Настороженно смотрела Бьянка на поспешные хозяйкины сборы, не понимая их назначения, только сердцем предчувствуя беду. Лайка теперь почти не выходила из дома, с трудом и болью поднималась в сенях с той же самой телогрейки, на которой рожала своих щенят, зализывала культи, боролась, да так и не совладала с болезнью. Иногда заходила в избу, страшась непривычной её пустоты, гулкости. Ольга не ругала её, как прежде, за вторжение на хозяйскую половину. Только смотрела с грустью, даже с отчаянием.

Чего только не передумала она, решая судьбу Бьянки. Хотела пристроить в хорошие руки, но таковых на больную собаку не нашлось. От идеи взять лайку с собой отказалась сразу, и сама-то не понимая ещё, как доберётся до места. Оставить возле дома одну, бросить? Нет! Надвигалась зима, голод. И неумолима, жестока была собачья болезнь. Оставалось только одно, единственно правильное, по разумению Ольги, решение – о нём она думала все последние дни.

Вечером, накануне отъезда, прихватив в сельпо бутылку водки, отправилась она в избу Любаши. Та как раз бутылку эту Ольге и отпустила, не подозревая, зачем она ей понадобилась.

Муж Любаши, воротясь с работы на лесопилке, восседал на кухне в неизъяснимой обиде на окружающий мир. Рядом сын Павлуша школьное изложение аккуратным почерком выводит. Зина собирает на стол нехитрую снедь из картошки, капусты тушёной и солёных огурцов да ругается, матерится тихонько, себе под нос, чтоб не разозлить сына. Тот не поглядит, что мать, врежет без промедления, если что не по его сказано или даже взглянуто не так. Нелюбезной матери ветерана Ольга объяснила, что пришла договориться с её сыном о помощи. Конечно, оплаченной. Ветеран слушал Ольгу, уставившись на многообещающий газетный свёрток у неё в руках. И когда она протянула ему свёрток, кивнул, радостно согласный на всё. Сговорились на завтра.

В эту ночь Бьянка спала, впервые не чувствуя ни боли, ни времени. Хозяйка разбудила собаку, гладила, виновато отворачивая лицо с заплаканными глазами. И вдруг надела на неё городской ошейник, купленный лайке ещё покойным Форстером. Защёлкнула на нём ржавый карабин поводка.
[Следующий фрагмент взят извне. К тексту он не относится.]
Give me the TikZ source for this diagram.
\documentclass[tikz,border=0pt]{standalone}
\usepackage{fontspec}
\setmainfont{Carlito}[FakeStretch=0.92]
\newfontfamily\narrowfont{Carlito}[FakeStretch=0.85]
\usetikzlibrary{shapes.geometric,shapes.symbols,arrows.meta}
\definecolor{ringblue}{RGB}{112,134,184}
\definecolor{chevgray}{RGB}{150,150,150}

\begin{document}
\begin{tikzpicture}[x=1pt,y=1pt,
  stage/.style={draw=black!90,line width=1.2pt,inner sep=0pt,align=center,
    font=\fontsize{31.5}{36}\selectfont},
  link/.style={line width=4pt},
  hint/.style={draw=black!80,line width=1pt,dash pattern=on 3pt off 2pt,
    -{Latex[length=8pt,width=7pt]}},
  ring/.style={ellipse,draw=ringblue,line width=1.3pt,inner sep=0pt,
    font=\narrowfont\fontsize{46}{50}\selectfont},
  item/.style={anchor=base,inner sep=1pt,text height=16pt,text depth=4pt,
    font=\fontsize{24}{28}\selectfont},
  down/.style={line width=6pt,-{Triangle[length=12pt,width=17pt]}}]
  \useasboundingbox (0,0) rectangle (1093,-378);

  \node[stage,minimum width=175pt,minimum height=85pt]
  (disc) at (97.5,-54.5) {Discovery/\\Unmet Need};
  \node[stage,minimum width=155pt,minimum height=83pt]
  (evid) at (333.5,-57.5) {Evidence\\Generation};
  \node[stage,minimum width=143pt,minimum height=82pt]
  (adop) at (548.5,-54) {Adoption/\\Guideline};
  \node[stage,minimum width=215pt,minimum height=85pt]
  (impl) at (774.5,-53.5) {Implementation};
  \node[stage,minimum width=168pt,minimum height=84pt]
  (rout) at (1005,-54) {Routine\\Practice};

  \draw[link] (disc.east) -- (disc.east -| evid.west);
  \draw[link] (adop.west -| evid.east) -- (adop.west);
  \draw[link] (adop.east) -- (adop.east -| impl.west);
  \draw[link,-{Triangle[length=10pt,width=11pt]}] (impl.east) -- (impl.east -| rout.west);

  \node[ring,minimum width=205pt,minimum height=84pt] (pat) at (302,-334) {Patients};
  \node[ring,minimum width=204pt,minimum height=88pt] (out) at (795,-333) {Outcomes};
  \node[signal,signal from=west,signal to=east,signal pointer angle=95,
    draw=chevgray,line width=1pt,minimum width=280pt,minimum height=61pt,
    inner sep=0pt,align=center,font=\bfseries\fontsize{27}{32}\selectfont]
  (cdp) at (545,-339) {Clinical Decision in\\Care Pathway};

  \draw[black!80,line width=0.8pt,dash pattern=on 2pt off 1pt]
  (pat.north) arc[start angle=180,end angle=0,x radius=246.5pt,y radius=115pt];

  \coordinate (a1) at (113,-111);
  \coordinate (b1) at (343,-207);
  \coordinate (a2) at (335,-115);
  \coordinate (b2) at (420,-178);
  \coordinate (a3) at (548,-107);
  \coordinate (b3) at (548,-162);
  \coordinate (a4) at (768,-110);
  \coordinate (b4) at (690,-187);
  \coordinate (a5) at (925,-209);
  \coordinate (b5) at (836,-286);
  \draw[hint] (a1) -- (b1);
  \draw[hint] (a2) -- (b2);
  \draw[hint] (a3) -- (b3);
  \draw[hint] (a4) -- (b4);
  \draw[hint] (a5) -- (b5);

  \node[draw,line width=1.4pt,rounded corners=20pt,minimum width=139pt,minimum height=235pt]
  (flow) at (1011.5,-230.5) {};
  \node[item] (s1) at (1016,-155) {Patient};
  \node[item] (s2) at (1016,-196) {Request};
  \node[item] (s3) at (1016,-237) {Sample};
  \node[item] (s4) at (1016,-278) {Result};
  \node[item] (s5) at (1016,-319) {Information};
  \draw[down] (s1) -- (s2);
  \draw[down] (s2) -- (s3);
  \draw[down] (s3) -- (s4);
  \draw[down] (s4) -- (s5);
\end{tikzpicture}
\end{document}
Отворила дверь, двинулась решительно к покосившемуся, но ещё крепкому штакетнику. Бьянка в поводке ползла следом, виляя крючком хвоста, радуясь, что хозяйка решила с ней погулять. Ей так хорошо было увидеть знакомый лес вдалеке, поникшие стебли осоки, рослые, сухие скелеты борщевика. Вспомнить их запах.